_Aim of the exercise_
Within the records below, reproduce without change the lines from the line that has "Reproduce this chart" through the line that has "Chart.register(...registerables);", and only those.

_Data in this exercise_

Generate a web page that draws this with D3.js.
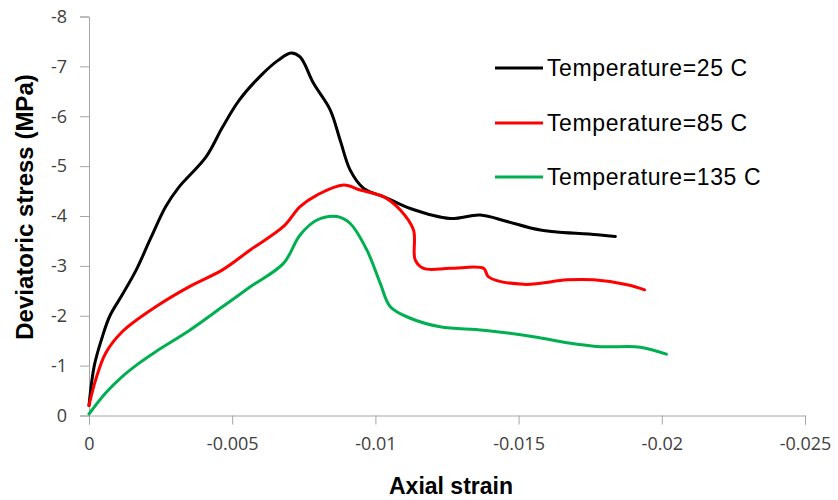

* * *

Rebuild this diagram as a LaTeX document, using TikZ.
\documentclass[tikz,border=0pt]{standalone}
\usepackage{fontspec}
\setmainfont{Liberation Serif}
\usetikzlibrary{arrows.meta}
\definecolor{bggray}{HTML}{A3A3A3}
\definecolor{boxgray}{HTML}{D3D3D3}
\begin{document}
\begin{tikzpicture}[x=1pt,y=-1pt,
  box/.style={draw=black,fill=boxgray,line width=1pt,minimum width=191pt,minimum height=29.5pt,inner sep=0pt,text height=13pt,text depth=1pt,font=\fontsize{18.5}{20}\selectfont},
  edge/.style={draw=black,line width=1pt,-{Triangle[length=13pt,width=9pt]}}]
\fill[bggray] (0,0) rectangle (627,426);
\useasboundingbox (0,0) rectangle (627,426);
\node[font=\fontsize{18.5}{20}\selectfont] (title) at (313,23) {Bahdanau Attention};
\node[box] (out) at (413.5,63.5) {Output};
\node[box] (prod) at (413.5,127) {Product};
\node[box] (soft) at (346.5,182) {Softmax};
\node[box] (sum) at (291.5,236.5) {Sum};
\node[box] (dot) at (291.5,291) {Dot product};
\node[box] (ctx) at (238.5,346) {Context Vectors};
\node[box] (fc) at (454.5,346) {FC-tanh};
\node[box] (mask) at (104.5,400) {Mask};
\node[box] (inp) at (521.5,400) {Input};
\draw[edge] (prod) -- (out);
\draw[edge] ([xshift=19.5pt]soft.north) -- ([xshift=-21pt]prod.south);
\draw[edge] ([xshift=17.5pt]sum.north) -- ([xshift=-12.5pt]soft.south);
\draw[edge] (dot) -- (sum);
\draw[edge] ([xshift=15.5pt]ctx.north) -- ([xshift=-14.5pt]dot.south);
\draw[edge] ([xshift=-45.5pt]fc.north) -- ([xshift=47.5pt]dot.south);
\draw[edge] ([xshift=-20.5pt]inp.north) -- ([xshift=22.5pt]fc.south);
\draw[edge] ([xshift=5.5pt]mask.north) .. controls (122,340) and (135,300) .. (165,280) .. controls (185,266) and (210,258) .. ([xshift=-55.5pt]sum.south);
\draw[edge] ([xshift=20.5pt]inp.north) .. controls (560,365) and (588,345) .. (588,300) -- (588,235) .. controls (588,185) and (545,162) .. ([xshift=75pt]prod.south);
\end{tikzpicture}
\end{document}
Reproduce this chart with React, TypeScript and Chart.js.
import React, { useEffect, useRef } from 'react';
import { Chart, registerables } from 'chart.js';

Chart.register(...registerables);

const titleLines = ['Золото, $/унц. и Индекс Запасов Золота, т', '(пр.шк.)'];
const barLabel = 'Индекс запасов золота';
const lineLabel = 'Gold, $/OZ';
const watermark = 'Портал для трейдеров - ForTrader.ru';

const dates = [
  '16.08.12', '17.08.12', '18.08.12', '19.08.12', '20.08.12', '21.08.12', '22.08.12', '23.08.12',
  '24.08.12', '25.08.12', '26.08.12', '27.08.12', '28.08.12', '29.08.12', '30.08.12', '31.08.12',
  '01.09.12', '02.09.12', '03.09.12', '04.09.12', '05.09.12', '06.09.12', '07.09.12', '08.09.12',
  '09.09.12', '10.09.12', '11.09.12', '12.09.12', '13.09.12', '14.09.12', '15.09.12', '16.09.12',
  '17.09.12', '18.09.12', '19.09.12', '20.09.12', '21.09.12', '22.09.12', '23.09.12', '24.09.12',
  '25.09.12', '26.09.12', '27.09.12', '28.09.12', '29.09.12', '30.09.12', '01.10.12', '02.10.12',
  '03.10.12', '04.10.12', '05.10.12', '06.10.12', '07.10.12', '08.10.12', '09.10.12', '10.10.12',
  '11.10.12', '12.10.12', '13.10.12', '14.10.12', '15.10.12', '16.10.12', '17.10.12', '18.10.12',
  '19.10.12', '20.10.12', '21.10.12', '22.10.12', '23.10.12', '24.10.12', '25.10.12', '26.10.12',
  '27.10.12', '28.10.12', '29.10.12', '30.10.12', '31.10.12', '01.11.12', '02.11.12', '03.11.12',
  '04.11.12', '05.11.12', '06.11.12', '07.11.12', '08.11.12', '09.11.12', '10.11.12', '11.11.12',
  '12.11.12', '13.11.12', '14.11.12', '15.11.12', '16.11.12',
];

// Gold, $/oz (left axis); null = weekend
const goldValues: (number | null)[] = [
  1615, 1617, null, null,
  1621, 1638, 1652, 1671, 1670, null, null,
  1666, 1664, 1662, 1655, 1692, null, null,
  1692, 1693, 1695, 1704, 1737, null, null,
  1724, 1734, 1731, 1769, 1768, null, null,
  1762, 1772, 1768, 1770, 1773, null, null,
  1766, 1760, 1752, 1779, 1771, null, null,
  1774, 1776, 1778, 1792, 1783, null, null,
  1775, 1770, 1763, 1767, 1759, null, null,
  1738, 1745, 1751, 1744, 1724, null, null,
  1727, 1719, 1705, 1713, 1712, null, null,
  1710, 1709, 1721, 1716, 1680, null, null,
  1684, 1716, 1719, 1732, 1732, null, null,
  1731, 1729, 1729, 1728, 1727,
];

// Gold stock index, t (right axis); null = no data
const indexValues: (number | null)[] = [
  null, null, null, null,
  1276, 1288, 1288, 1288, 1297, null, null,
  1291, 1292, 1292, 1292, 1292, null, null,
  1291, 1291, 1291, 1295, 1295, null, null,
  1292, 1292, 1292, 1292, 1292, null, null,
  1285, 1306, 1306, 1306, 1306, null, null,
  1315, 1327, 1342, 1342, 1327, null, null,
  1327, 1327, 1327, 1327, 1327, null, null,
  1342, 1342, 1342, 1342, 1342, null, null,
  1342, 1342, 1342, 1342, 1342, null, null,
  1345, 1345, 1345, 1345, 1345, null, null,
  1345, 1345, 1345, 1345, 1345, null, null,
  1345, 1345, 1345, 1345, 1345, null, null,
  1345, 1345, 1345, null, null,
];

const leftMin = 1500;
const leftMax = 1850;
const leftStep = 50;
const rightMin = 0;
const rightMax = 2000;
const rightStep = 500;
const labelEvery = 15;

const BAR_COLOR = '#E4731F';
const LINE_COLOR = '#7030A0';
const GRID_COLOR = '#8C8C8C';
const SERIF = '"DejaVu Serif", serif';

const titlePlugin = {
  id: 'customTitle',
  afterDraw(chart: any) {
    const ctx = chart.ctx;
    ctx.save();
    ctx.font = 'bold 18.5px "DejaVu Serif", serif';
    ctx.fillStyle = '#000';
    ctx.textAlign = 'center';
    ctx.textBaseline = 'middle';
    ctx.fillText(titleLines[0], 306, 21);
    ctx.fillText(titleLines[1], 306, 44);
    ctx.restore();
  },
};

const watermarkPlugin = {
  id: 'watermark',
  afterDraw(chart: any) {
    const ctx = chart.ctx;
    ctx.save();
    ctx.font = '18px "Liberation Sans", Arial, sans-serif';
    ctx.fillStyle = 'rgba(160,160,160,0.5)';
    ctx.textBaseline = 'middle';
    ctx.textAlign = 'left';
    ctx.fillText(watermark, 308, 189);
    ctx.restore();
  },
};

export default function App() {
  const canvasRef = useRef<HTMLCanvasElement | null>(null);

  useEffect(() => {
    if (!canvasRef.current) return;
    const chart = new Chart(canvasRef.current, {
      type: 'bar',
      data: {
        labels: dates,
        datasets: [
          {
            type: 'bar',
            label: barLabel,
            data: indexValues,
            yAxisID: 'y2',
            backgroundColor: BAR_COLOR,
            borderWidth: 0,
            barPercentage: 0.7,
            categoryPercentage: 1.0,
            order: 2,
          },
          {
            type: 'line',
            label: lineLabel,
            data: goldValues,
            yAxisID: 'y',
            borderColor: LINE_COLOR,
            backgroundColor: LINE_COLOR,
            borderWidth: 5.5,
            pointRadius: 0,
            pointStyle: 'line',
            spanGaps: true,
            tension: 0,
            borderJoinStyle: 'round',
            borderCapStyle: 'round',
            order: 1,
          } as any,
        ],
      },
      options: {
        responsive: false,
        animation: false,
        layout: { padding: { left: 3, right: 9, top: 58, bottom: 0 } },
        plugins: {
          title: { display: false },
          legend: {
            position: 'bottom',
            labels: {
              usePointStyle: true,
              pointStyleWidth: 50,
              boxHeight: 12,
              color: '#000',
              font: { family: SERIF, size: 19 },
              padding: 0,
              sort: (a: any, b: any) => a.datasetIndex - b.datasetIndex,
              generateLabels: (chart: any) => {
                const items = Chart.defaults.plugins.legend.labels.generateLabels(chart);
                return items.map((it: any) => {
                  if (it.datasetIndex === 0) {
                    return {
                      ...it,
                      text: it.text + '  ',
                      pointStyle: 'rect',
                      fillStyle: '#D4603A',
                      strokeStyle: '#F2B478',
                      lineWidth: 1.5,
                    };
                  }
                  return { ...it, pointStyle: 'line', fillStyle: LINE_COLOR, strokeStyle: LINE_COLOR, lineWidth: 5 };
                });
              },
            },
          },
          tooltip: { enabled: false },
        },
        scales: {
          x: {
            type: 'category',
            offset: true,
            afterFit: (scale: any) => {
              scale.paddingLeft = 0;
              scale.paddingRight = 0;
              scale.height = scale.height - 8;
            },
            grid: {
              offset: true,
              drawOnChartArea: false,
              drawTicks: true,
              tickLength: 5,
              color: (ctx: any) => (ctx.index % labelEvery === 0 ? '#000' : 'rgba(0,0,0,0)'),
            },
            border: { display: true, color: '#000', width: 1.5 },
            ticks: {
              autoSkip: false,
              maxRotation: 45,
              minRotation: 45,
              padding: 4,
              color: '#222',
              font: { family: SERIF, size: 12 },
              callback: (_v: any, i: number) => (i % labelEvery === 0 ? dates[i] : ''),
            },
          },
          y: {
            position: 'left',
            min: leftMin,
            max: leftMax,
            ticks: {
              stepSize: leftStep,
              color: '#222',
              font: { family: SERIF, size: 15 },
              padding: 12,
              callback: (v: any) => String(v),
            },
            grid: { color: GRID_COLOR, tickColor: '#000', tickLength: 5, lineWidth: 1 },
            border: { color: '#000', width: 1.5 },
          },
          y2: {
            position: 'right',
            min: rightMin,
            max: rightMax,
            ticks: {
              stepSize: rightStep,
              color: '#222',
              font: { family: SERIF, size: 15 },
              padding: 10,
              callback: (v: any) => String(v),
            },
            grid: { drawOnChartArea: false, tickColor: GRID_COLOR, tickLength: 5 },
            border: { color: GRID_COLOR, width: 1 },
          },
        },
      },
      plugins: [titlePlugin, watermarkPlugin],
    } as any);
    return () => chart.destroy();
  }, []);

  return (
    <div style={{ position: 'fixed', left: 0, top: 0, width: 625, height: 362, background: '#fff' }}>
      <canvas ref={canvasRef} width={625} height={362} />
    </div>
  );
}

_Response to the exercise_
Reproduce this chart with React, TypeScript and Chart.js.
import React, { useEffect, useRef } from 'react';
import { Chart, registerables } from 'chart.js';

Chart.register(...registerables);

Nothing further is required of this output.